Worldline’s shares plunged Wednesday (June 25) as media reports alleged the company concealed customer fraud.
The French payments firm responded by saying it had for the last two years bolstered its merchant risk controls and stopped doing business with noncompliant customers.
The allegations stem from a series of reports dubbed “Dirty Payments,” published by a variety of European media outlets under the umbrella group EIC.
That investigation, based on confidential internal documents and data from Worldline, claims the company had taken on “questionable” clients such as pornography and gambling sites.
One such report, published Tuesday (June 24) by Dutch newspaper NRC, describes the “tricks” that Worldline allegedly employed to conceal fraud.
“For instance, if a division had too many fraudulent customers, they were shifted to another division,” the report said.
“As a result, the payment company made it possible for thousands of consumers to be defrauded via web shops and websites. This concerns, for example, fraud in which consumers order products that are never delivered. Or consumers who are unknowingly sold a subscription to a website, after which the money is automatically debited from their credit card.”
In its response, Worldline said it has since 2023 instituted a “thorough review” of its high-brand-risk (HBR) portfolio, which includes clients like online casinos and adult dating sites.
“All HBR clients still active within this portfolio are now subject to enhanced oversight, based on specific procedures,” the company said. “Additional requirements in terms of controls, verifications and evidence documentation have been introduced to ensure ongoing alignment with regulatory obligations and our enhanced internal standards.”
Worldline added that it has stepped up its protections as part of a company-wide financial crime compliance effort to “pursue reinforcement of supervision and controls with regular engagement with the relevant regulatory authorities.”
PYMNTS examined some of the challenges facing companies in adopting proper compliance measures in a recent interview with Greenlite AI CEO Will Lawrence.
“The last 20 years of compliance has been broadly building systems that help you identify risks,” Lawrence said in an interview with PYMNTS CEO Karen Webster. “What happens when it goes wrong? That’s when a human gets involved. It’s a very labor-intensive and operationally intensive process.”

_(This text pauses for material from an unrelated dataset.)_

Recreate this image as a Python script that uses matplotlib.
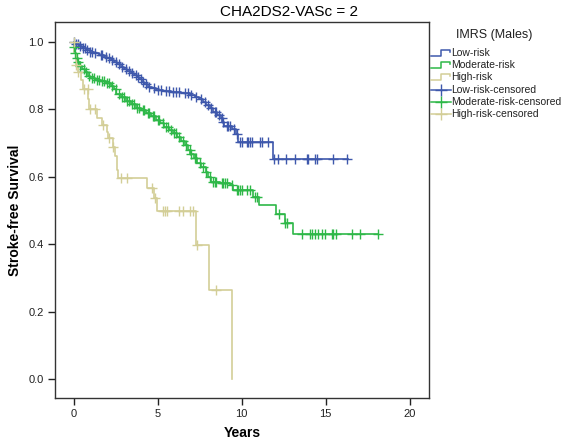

A study cited by Lawrence claims up to 85% of what compliance investigators do is non-analytical work, like document processing, form-filling and internal follow-ups.
“If you told me my sales team was only going to spend 15% of their time selling, I’d be very concerned,” he said. “But we’ve tolerated that in compliance.”
Lawrence said Greenlite believes it has found a better way to handle compliance. The solution is throwing more software at the problem of financial crime and compliance but rather letting smarter artificial intelligence (AI) agents automate repetitive tasks.